INFORMATION PROVIDED
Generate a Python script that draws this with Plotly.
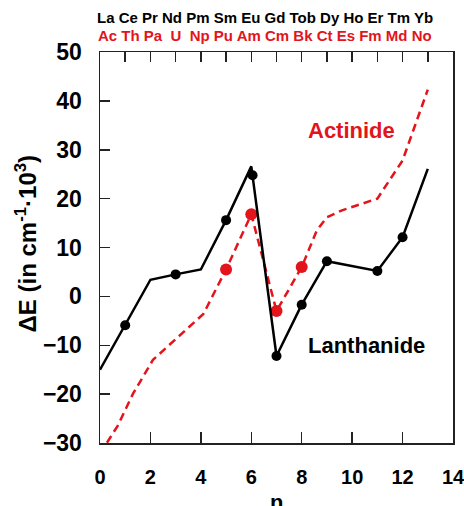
import plotly.graph_objects as go

# ---- data ----
lan_line_n = [0, 1, 2, 3, 4, 5, 6, 7, 8, 9, 11, 12, 13]
lan_line_e = [-15.0, -5.9, 3.4, 4.5, 5.5, 15.6, 26.6, -12.2, -1.7, 7.2, 5.2, 12.1, 26.1]
lan_pts_n = [1, 3, 5, 6.05, 7, 8, 9, 11, 12]
lan_pts_e = [-5.9, 4.5, 15.6, 24.8, -12.2, -1.7, 7.2, 5.2, 12.1]

act_line_n = [0, 0.7, 1.3, 2.1, 2.8, 3.3, 4.1, 5, 6, 7, 8, 8.6, 9, 9.6, 11, 12, 13]
act_line_e = [-32.2, -26.5, -20.0, -13.0, -9.7, -7.3, -3.6, 5.5, 16.8, -3.0, 6.0,
              13.5, 16.2, 17.6, 20.0, 27.8, 42.3]
act_pts_n = [5, 6, 7, 8]
act_pts_e = [5.5, 16.8, -3.0, 6.0]

lanthanides = "La Ce Pr Nd Pm Sm Eu Gd Tob Dy Ho Er Tm Yb"
actinides = "Ac Th Pa\u00a0\u00a0U\u00a0\u00a0Np Pu Am Cm Bk Ct Es Fm Md No"

x_ticks = [0, 2, 4, 6, 8, 10, 12, 14]
y_ticks = [-30, -20, -10, 0, 10, 20, 30, 40, 50]

RED = "#e3141b"
FONT = "Liberation Sans, Arial, sans-serif"

fig = go.Figure()
fig.add_trace(go.Scatter(x=act_line_n, y=act_line_e, mode="lines",
                         line=dict(color=RED, width=2.5, dash="8px,5px"),
                         hoverinfo="skip", showlegend=False))
fig.add_trace(go.Scatter(x=act_pts_n, y=act_pts_e, mode="markers",
                         marker=dict(color=RED, size=12), showlegend=False))
fig.add_trace(go.Scatter(x=lan_line_n, y=lan_line_e, mode="lines",
                         line=dict(color="black", width=2.5),
                         hoverinfo="skip", showlegend=False))
fig.add_trace(go.Scatter(x=lan_pts_n, y=lan_pts_e, mode="markers",
                         marker=dict(color="black", size=10), showlegend=False))
# helper trace for the top tick axis
fig.add_trace(go.Scatter(x=[], y=[], xaxis="x2", yaxis="y", showlegend=False))

axis_line = dict(showline=True, linecolor="#222", linewidth=1.5, mirror=True,
                 showgrid=False, zeroline=False, automargin=False)

fig.update_layout(
    width=464, height=506,
    margin=dict(l=100, r=10.5, t=52, b=63.3, autoexpand=False),
    paper_bgcolor="white", plot_bgcolor="white",
    font=dict(family=FONT, color="black"),
    xaxis=dict(range=[0, 14], tickvals=x_ticks, ticks="inside", ticklen=11,
               tickwidth=1.5, tickcolor="#222",
               tickfont=dict(size=20, weight="bold"), ticklabelstandoff=15,
               ticklabeloverflow="allow", **axis_line),
    xaxis2=dict(range=[0, 14], overlaying="x", side="top", anchor="y",
                dtick=1, tick0=0, ticks="inside", ticklen=10, tickwidth=1.5,
                tickcolor="#222", showticklabels=False, showline=False,
                showgrid=False, zeroline=False),
    yaxis=dict(range=[-30, 50], tickvals=y_ticks, ticks="inside", ticklen=10,
               tickwidth=1.5, tickcolor="#222",
               tickfont=dict(size=23, weight="bold"), ticklabelstandoff=12,
               **axis_line),
)

ann = []
ann.append(dict(text=lanthanides, xref="paper", yref="paper", x=0.467, y=1.087,
                xanchor="center", yanchor="middle", showarrow=False,
                font=dict(size=15, color="black", weight="bold")))
ann.append(dict(text=actinides, xref="paper", yref="paper", x=0.467, y=1.043,
                xanchor="center", yanchor="middle", showarrow=False,
                font=dict(size=15, color=RED, weight="bold")))
ann.append(dict(text="Actinide", x=9.97, y=34.0, xref="x", yref="y",
                showarrow=False, font=dict(size=22, color=RED, weight="bold")))
ann.append(dict(text="Lanthanide", x=10.56, y=-10.0, xref="x", yref="y",
                showarrow=False, font=dict(size=22, color="black", weight="bold")))
ann.append(dict(text="ΔE (in cm<sup>-1</sup>·10<sup>3</sup>)", xref="paper", yref="paper",
                x=-0.21, y=0.51, textangle=-90, xanchor="center", yanchor="middle",
                showarrow=False, font=dict(size=24, color="black", weight="bold")))
ann.append(dict(text="n", xref="paper", yref="paper", x=0.5, y=-0.151,
                xanchor="center", yanchor="middle", showarrow=False,
                font=dict(size=22, color="black", weight="bold")))
fig.update_layout(annotations=ann)

# remove the browser's default body margin so the figure fills the window
fig.write_html("out.html",
               config={"displayModeBar": False, "staticPlot": True},
               post_script="document.body.style.margin='0';"
                           "document.body.style.overflow='hidden';")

EXERCISE
Write the material out again exactly as it appears, dropping the pictures.

EXPECTED ANSWER
Generate a Python script that draws this with Plotly.
import plotly.graph_objects as go

# ---- data ----
lan_line_n = [0, 1, 2, 3, 4, 5, 6, 7, 8, 9, 11, 12, 13]
lan_line_e = [-15.0, -5.9, 3.4, 4.5, 5.5, 15.6, 26.6, -12.2, -1.7, 7.2, 5.2, 12.1, 26.1]
lan_pts_n = [1, 3, 5, 6.05, 7, 8, 9, 11, 12]
lan_pts_e = [-5.9, 4.5, 15.6, 24.8, -12.2, -1.7, 7.2, 5.2, 12.1]

act_line_n = [0, 0.7, 1.3, 2.1, 2.8, 3.3, 4.1, 5, 6, 7, 8, 8.6, 9, 9.6, 11, 12, 13]
act_line_e = [-32.2, -26.5, -20.0, -13.0, -9.7, -7.3, -3.6, 5.5, 16.8, -3.0, 6.0,
              13.5, 16.2, 17.6, 20.0, 27.8, 42.3]
act_pts_n = [5, 6, 7, 8]
act_pts_e = [5.5, 16.8, -3.0, 6.0]

lanthanides = "La Ce Pr Nd Pm Sm Eu Gd Tob Dy Ho Er Tm Yb"
actinides = "Ac Th Pa\u00a0\u00a0U\u00a0\u00a0Np Pu Am Cm Bk Ct Es Fm Md No"

x_ticks = [0, 2, 4, 6, 8, 10, 12, 14]
y_ticks = [-30, -20, -10, 0, 10, 20, 30, 40, 50]

RED = "#e3141b"
FONT = "Liberation Sans, Arial, sans-serif"

fig = go.Figure()
fig.add_trace(go.Scatter(x=act_line_n, y=act_line_e, mode="lines",
                         line=dict(color=RED, width=2.5, dash="8px,5px"),
                         hoverinfo="skip", showlegend=False))
fig.add_trace(go.Scatter(x=act_pts_n, y=act_pts_e, mode="markers",
                         marker=dict(color=RED, size=12), showlegend=False))
fig.add_trace(go.Scatter(x=lan_line_n, y=lan_line_e, mode="lines",
                         line=dict(color="black", width=2.5),
                         hoverinfo="skip", showlegend=False))
fig.add_trace(go.Scatter(x=lan_pts_n, y=lan_pts_e, mode="markers",
                         marker=dict(color="black", size=10), showlegend=False))
# helper trace for the top tick axis
fig.add_trace(go.Scatter(x=[], y=[], xaxis="x2", yaxis="y", showlegend=False))

axis_line = dict(showline=True, linecolor="#222", linewidth=1.5, mirror=True,
                 showgrid=False, zeroline=False, automargin=False)

fig.update_layout(
    width=464, height=506,
    margin=dict(l=100, r=10.5, t=52, b=63.3, autoexpand=False),
    paper_bgcolor="white", plot_bgcolor="white",
    font=dict(family=FONT, color="black"),
    xaxis=dict(range=[0, 14], tickvals=x_ticks, ticks="inside", ticklen=11,
               tickwidth=1.5, tickcolor="#222",
               tickfont=dict(size=20, weight="bold"), ticklabelstandoff=15,
               ticklabeloverflow="allow", **axis_line),
    xaxis2=dict(range=[0, 14], overlaying="x", side="top", anchor="y",
                dtick=1, tick0=0, ticks="inside", ticklen=10, tickwidth=1.5,
                tickcolor="#222", showticklabels=False, showline=False,
                showgrid=False, zeroline=False),
    yaxis=dict(range=[-30, 50], tickvals=y_ticks, ticks="inside", ticklen=10,
               tickwidth=1.5, tickcolor="#222",
               tickfont=dict(size=23, weight="bold"), ticklabelstandoff=12,
               **axis_line),
)

ann = []
ann.append(dict(text=lanthanides, xref="paper", yref="paper", x=0.467, y=1.087,
                xanchor="center", yanchor="middle", showarrow=False,
                font=dict(size=15, color="black", weight="bold")))
ann.append(dict(text=actinides, xref="paper", yref="paper", x=0.467, y=1.043,
                xanchor="center", yanchor="middle", showarrow=False,
                font=dict(size=15, color=RED, weight="bold")))
ann.append(dict(text="Actinide", x=9.97, y=34.0, xref="x", yref="y",
                showarrow=False, font=dict(size=22, color=RED, weight="bold")))
ann.append(dict(text="Lanthanide", x=10.56, y=-10.0, xref="x", yref="y",
                showarrow=False, font=dict(size=22, color="black", weight="bold")))
ann.append(dict(text="ΔE (in cm<sup>-1</sup>·10<sup>3</sup>)", xref="paper", yref="paper",
                x=-0.21, y=0.51, textangle=-90, xanchor="center", yanchor="middle",
                showarrow=False, font=dict(size=24, color="black", weight="bold")))
ann.append(dict(text="n", xref="paper", yref="paper", x=0.5, y=-0.151,
                xanchor="center", yanchor="middle", showarrow=False,
                font=dict(size=22, color="black", weight="bold")))
fig.update_layout(annotations=ann)

# remove the browser's default body margin so the figure fills the window
fig.write_html("out.html",
               config={"displayModeBar": False, "staticPlot": True},
               post_script="document.body.style.margin='0';"
                           "document.body.style.overflow='hidden';")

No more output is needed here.